Workflow Diagram: Data Flow Before vs After Normalization
Before:Customer Master → Direct Purchase Table → Repeated fields
After Normalization:Customer Master → Customer Purchase → Product Table
↓
City Table → State → Country
Normalization Levels Summary Table
| Normal Form | Purpose | Prevents |
|---|
| 1NF | Remove repeating values | Duplicate list fields |
| 2NF | Remove partial dependencies | Fields depending only on part of a composite key |
| 3NF | Remove transitive dependencies | Values depending indirectly on primary key |
| BCNF | Advanced beyond 3NF | Complex dependency anomalies |
| 4NF | Remove multi-valued dependencies | Many-to-many field dependencies |
| 5NF | Avoid unnecessary join dependencies | Complex distributed models |
For most enterprise applications, normalization up to 3NF or BCNF is ideal.
SQL Example: Applying Normalization
Step 1: Customer Table
CREATE TABLE Customers (
CustomerID INT PRIMARY KEY IDENTITY,
FullName NVARCHAR(100),
Email NVARCHAR(100) UNIQUE
);
Step 2: Product Table
CREATE TABLE Products (
ProductID INT PRIMARY KEY IDENTITY,
ProductName NVARCHAR(100),
Price DECIMAL(10,2)
);
Step 3: Purchases Table (Bridge Table)
CREATE TABLE Purchases (
PurchaseID INT PRIMARY KEY IDENTITY,
CustomerID INT REFERENCES Customers(CustomerID),
ProductID INT REFERENCES Products(ProductID),
PurchaseDate DATETIME DEFAULT GETDATE()
);
This structure avoids duplication and supports scalability.
Querying the Normalized Model
Get customer purchase history
SELECT c.FullName, p.ProductName, pr.PurchaseDate, p.Price
FROM Purchases pr
INNER JOIN Customers c ON pr.CustomerID = c.CustomerID
INNER JOIN Products p ON pr.ProductID = p.ProductID;
When Not to Normalize
Over-normalization may create too many joins and slow down read-heavy systems.
Avoid full normalization when:
| Scenario | Reason |
|---|
| Analytics/Warehousing | Denormalization improves reporting |
| High read performance required | Joins become bottleneck |
| Caching layer exists | Data stored differently for speed |
Real world balance:
OLTP systems (banking, ERP, POS) → normalized
Reporting/OLAP systems (PowerBI, warehouse) → denormalized
Practical Best Practices
Normalize for correctness first, optimize later.
Avoid storing lookup values inline (use reference tables).
Add foreign keys for integrity.
Avoid duplicate indexes during normalization.
Use surrogate keys (INT, GUID) instead of composite natural keys when relations get complex.

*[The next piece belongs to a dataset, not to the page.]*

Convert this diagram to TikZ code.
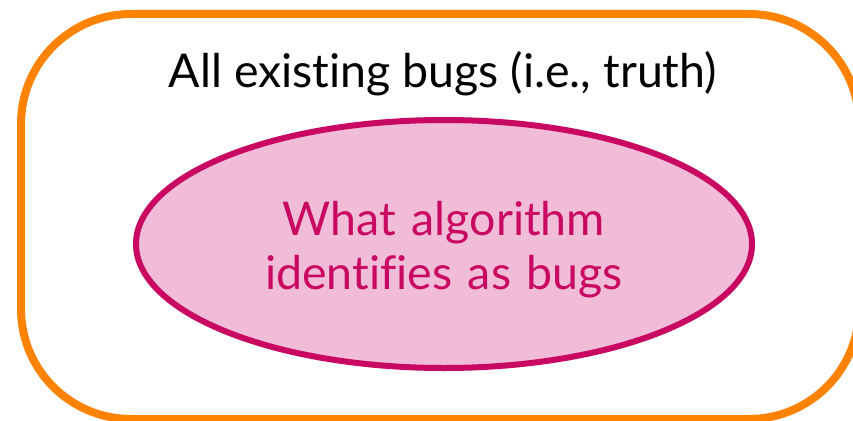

Common Mistakes Developers Make
| Mistake | Impact |
|---|
| Putting everything in one table | Performance and maintenance disaster |
| Using VARCHAR everywhere | Wasted storage and slow indexing |
| No foreign keys | Orphan records and inconsistent data |
| Storing comma-separated values | Impossible filtering |
Final Summary
Normalization provides a disciplined way to design scalable and efficient relational databases. It helps avoid anomalies, reduces data duplication, maintains consistency, and simplifies reporting.
Normalized databases are easier to maintain, integrate, and optimize for long-term performance. However, normalization and denormalization are tools, not rules — use the right balance based on system workload.